## BEGIN Material

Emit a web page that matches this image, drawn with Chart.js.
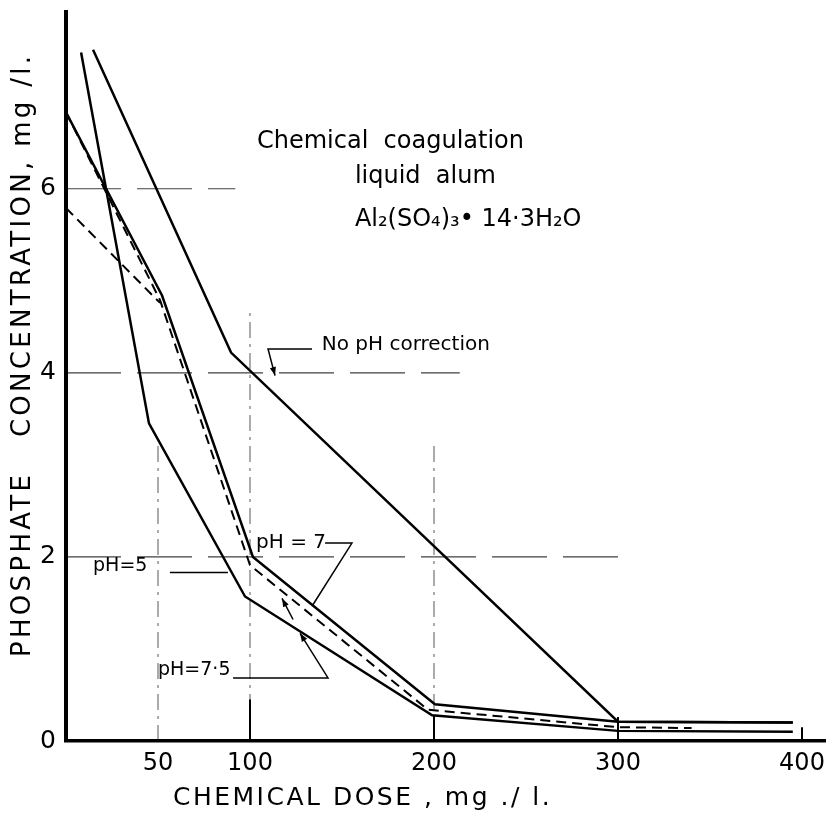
<!DOCTYPE html>
<html>
<head>
<meta charset="utf-8">
<title>Phosphate concentration vs chemical dose</title>
<script src="https://cdn.jsdelivr.net/npm/chart.js@4.4.1/dist/chart.umd.min.js"></script>
<style>
    html, body { margin: 0; padding: 0; background: #fff; }
    #wrap { width: 833px; height: 817px; position: relative; }
</style>
</head>
<body>
<div id="wrap"><canvas id="phosChart"></canvas></div>
<script>
// chart values (dose in mg/l, phosphate in mg/l)
const noCorrDose = [14.7, 89.7, 300, 395];
const noCorrConc = [7.51, 4.22, 0.21, 0.20];
const ph7Dose = [0, 52.2, 101.6, 200.5, 300, 395];
const ph7Conc = [6.83, 4.84, 2.0, 0.40, 0.21, 0.20];
const ph75Dose = [8.2, 45.1, 97.3, 199, 300, 395];
const ph75Conc = [7.48, 3.45, 1.57, 0.28, 0.11, 0.10];
const ph5Dose = [0, 51.1, 100, 196.7, 300, 340];
const ph5Conc = [6.83, 4.79, 1.91, 0.34, 0.15, 0.14];
const ph5StartDose = [0, 51.1];
const ph5StartConc = [5.79, 4.76];

const xTicks = [50, 100, 200, 300, 400];
const yTicks = [0, 2, 4, 6];

// broken guide lines, in data units
const hGuides = [{ y: 6, to: 92 }, { y: 4, to: 214 }, { y: 2, to: 304 }];
const vGuides = [{ x: 50, to: 3.25 }, { x: 100, to: 4.65 }, { x: 200, to: 3.25 }];
const tickMarks = [{ x: 100, to: 0.45 }, { x: 200, to: 0.28 }, { x: 300, to: 0.26 }, { x: 400, to: 0.15 }];

// notes on the plot: text and leader lines, in data units
const notes = [
    { text: 'Chemical  coagulation', x: 103.8, y: 6.51, size: 24 },
    { text: 'liquid  alum', x: 157, y: 6.13, size: 24 },
    { text: 'Al\u2082(SO\u2084)\u2083\u2022 14\u00b73H\u2082O', x: 157, y: 5.66, size: 24 },
    { text: 'No pH correction', x: 139, y: 4.30, size: 20 },
    { text: 'pH = 7', x: 103.3, y: 2.15, size: 20 },
    { text: 'pH=5', x: 14.7, y: 1.90, size: 19 },
    { text: 'pH=7\u00b75', x: 50, y: 0.77, size: 19 }
];
const leaders = [
    { pts: [[133.7, 4.26], [109.8, 4.26], [113.6, 3.97]], arrow: true },
    { pts: [[140.8, 2.15], [155.4, 2.15], [134.2, 1.48]], arrow: false },
    { pts: [[56.5, 1.83], [88, 1.83]], arrow: false },
    { pts: [[90.8, 0.685], [142.4, 0.685], [127.2, 1.17]], arrow: true },
    { pts: [[123.4, 1.32], [117.4, 1.55]], arrow: true }
];

function pts(xs, ys) {
    return xs.map((x, i) => ({ x: x, y: ys[i] }));
}

const guidePlugin = {
    id: 'guides',
    beforeDatasetsDraw(chart) {
        const ctx = chart.ctx;
        const xs = chart.scales.x, ys = chart.scales.y;
        ctx.save();
        ctx.strokeStyle = 'rgba(0,0,0,0.75)';
        ctx.lineWidth = 1.2;
        ctx.setLineDash([55, 16]);
        hGuides.forEach(g => {
            ctx.beginPath();
            ctx.moveTo(xs.getPixelForValue(0), ys.getPixelForValue(g.y));
            ctx.lineTo(xs.getPixelForValue(g.to), ys.getPixelForValue(g.y));
            ctx.stroke();
        });
        ctx.strokeStyle = 'rgba(0,0,0,0.55)';
        ctx.setLineDash([16, 6, 3, 6]);
        vGuides.forEach(g => {
            ctx.beginPath();
            ctx.moveTo(xs.getPixelForValue(g.x), ys.getPixelForValue(0));
            ctx.lineTo(xs.getPixelForValue(g.x), ys.getPixelForValue(g.to));
            ctx.stroke();
        });
        ctx.setLineDash([]);
        ctx.strokeStyle = '#000';
        ctx.lineWidth = 2;
        tickMarks.forEach(g => {
            ctx.beginPath();
            ctx.moveTo(xs.getPixelForValue(g.x), ys.getPixelForValue(0));
            ctx.lineTo(xs.getPixelForValue(g.x), ys.getPixelForValue(g.to));
            ctx.stroke();
        });
        ctx.restore();
    },
    afterDatasetsDraw(chart) {
        const ctx = chart.ctx;
        const xs = chart.scales.x, ys = chart.scales.y;
        const area = chart.chartArea;
        ctx.save();
        ctx.fillStyle = '#000';
        ctx.textBaseline = 'middle';
        ctx.textAlign = 'left';
        notes.forEach(n => {
            ctx.font = n.size + 'px "DejaVu Sans"';
            ctx.fillText(n.text, xs.getPixelForValue(n.x), ys.getPixelForValue(n.y));
        });
        ctx.strokeStyle = '#000';
        ctx.lineWidth = 1.5;
        leaders.forEach(l => {
            ctx.beginPath();
            l.pts.forEach((p, i) => {
                const px = xs.getPixelForValue(p[0]), py = ys.getPixelForValue(p[1]);
                if (i === 0) ctx.moveTo(px, py); else ctx.lineTo(px, py);
            });
            ctx.stroke();
            if (!l.arrow) return;
            // small arrow head at the end of the leader
            const a = l.pts[l.pts.length - 2], b = l.pts[l.pts.length - 1];
            const ax = xs.getPixelForValue(a[0]), ay = ys.getPixelForValue(a[1]);
            const bx = xs.getPixelForValue(b[0]), by = ys.getPixelForValue(b[1]);
            const ang = Math.atan2(by - ay, bx - ax);
            ctx.beginPath();
            ctx.moveTo(bx, by);
            ctx.lineTo(bx - 9 * Math.cos(ang - 0.35), by - 9 * Math.sin(ang - 0.35));
            ctx.lineTo(bx - 9 * Math.cos(ang + 0.35), by - 9 * Math.sin(ang + 0.35));
            ctx.closePath();
            ctx.fill();
        });

        // axis titles
        ctx.letterSpacing = '2.5px';
        ctx.font = '25px "DejaVu Sans"';
        ctx.fillText('CHEMICAL DOSE , mg ./ l.', area.left + 107, area.bottom + 57);
        ctx.translate(area.left - 43, area.bottom - 84);
        ctx.rotate(-Math.PI / 2);
        ctx.letterSpacing = '3.3px';
        ctx.font = '26px "DejaVu Sans"';
        ctx.fillText('PHOSPHATE   CONCENTRATION, mg /l.', 0, 0);
        ctx.restore();
    }
};

const solid = { borderColor: '#000', borderWidth: 2.5, pointRadius: 0, tension: 0, fill: false };
const dashed = { borderColor: '#000', borderWidth: 2, borderDash: [10, 6], pointRadius: 0, tension: 0, fill: false };

const ctx = document.getElementById('phosChart').getContext('2d');
const phosChart = new Chart(ctx, {
    type: 'line',
    data: {
        datasets: [
            Object.assign({ label: 'No pH correction', data: pts(noCorrDose, noCorrConc) }, solid),
            Object.assign({ label: 'pH = 7', data: pts(ph7Dose, ph7Conc) }, solid),
            Object.assign({ label: 'pH = 7.5', data: pts(ph75Dose, ph75Conc) }, solid),
            Object.assign({ label: 'pH = 5', data: pts(ph5Dose, ph5Conc) }, dashed),
            Object.assign({ label: 'pH = 5 (start)', data: pts(ph5StartDose, ph5StartConc) }, dashed)
        ]
    },
    options: {
        responsive: true,
        maintainAspectRatio: false,
        animation: false,
        layout: { padding: { left: 0, right: 8, top: 12, bottom: 0 } },
        plugins: {
            legend: { display: false },
            tooltip: { enabled: false }
        },
        scales: {
            x: {
                type: 'linear',
                min: 0,
                max: 412.5,
                afterBuildTicks: function(axis) {
                    axis.ticks = xTicks.map(v => ({ value: v }));
                },
                afterFit: function(axis) {
                    axis.height = 76;
                    axis.paddingLeft = 0;
                    axis.paddingRight = 0;
                },
                grid: { display: false, drawTicks: false },
                border: { display: true, color: '#000', width: 3.5 },
                ticks: {
                    color: '#000',
                    padding: 8,
                    maxRotation: 0,
                    font: { family: 'DejaVu Sans', size: 24 }
                }
            },
            y: {
                type: 'linear',
                min: 0,
                max: 7.92,
                afterBuildTicks: function(axis) {
                    axis.ticks = yTicks.map(v => ({ value: v }));
                },
                afterFit: function(axis) {
                    axis.width = 66;
                    axis.paddingTop = 0;
                    axis.paddingBottom = 0;
                },
                grid: { display: false, drawTicks: false },
                border: { display: true, color: '#000', width: 4 },
                ticks: {
                    color: '#000',
                    padding: 10,
                    font: { family: 'DejaVu Sans', size: 25 }
                }
            }
        }
    },
    plugins: [guidePlugin]
});
</script>
</body>
</html>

## END Material

Return nothing but the lines running from the start of the data to the line with "100, to: 0.45", please, both ends included and no pictures.

Emit a web page that matches this image, drawn with Chart.js.
<!DOCTYPE html>
<html>
<head>
<meta charset="utf-8">
<title>Phosphate concentration vs chemical dose</title>
<script src="https://cdn.jsdelivr.net/npm/chart.js@4.4.1/dist/chart.umd.min.js"></script>
<style>
    html, body { margin: 0; padding: 0; background: #fff; }
    #wrap { width: 833px; height: 817px; position: relative; }
</style>
</head>
<body>
<div id="wrap"><canvas id="phosChart"></canvas></div>
<script>
// chart values (dose in mg/l, phosphate in mg/l)
const noCorrDose = [14.7, 89.7, 300, 395];
const noCorrConc = [7.51, 4.22, 0.21, 0.20];
const ph7Dose = [0, 52.2, 101.6, 200.5, 300, 395];
const ph7Conc = [6.83, 4.84, 2.0, 0.40, 0.21, 0.20];
const ph75Dose = [8.2, 45.1, 97.3, 199, 300, 395];
const ph75Conc = [7.48, 3.45, 1.57, 0.28, 0.11, 0.10];
const ph5Dose = [0, 51.1, 100, 196.7, 300, 340];
const ph5Conc = [6.83, 4.79, 1.91, 0.34, 0.15, 0.14];
const ph5StartDose = [0, 51.1];
const ph5StartConc = [5.79, 4.76];

const xTicks = [50, 100, 200, 300, 400];
const yTicks = [0, 2, 4, 6];

// broken guide lines, in data units
const hGuides = [{ y: 6, to: 92 }, { y: 4, to: 214 }, { y: 2, to: 304 }];
const vGuides = [{ x: 50, to: 3.25 }, { x: 100, to: 4.65 }, { x: 200, to: 3.25 }];
const tickMarks = [{ x: 100, to: 0.45 }, { x: 200, to: 0.28 }, { x: 300, to: 0.26 }, { x: 400, to: 0.15 }];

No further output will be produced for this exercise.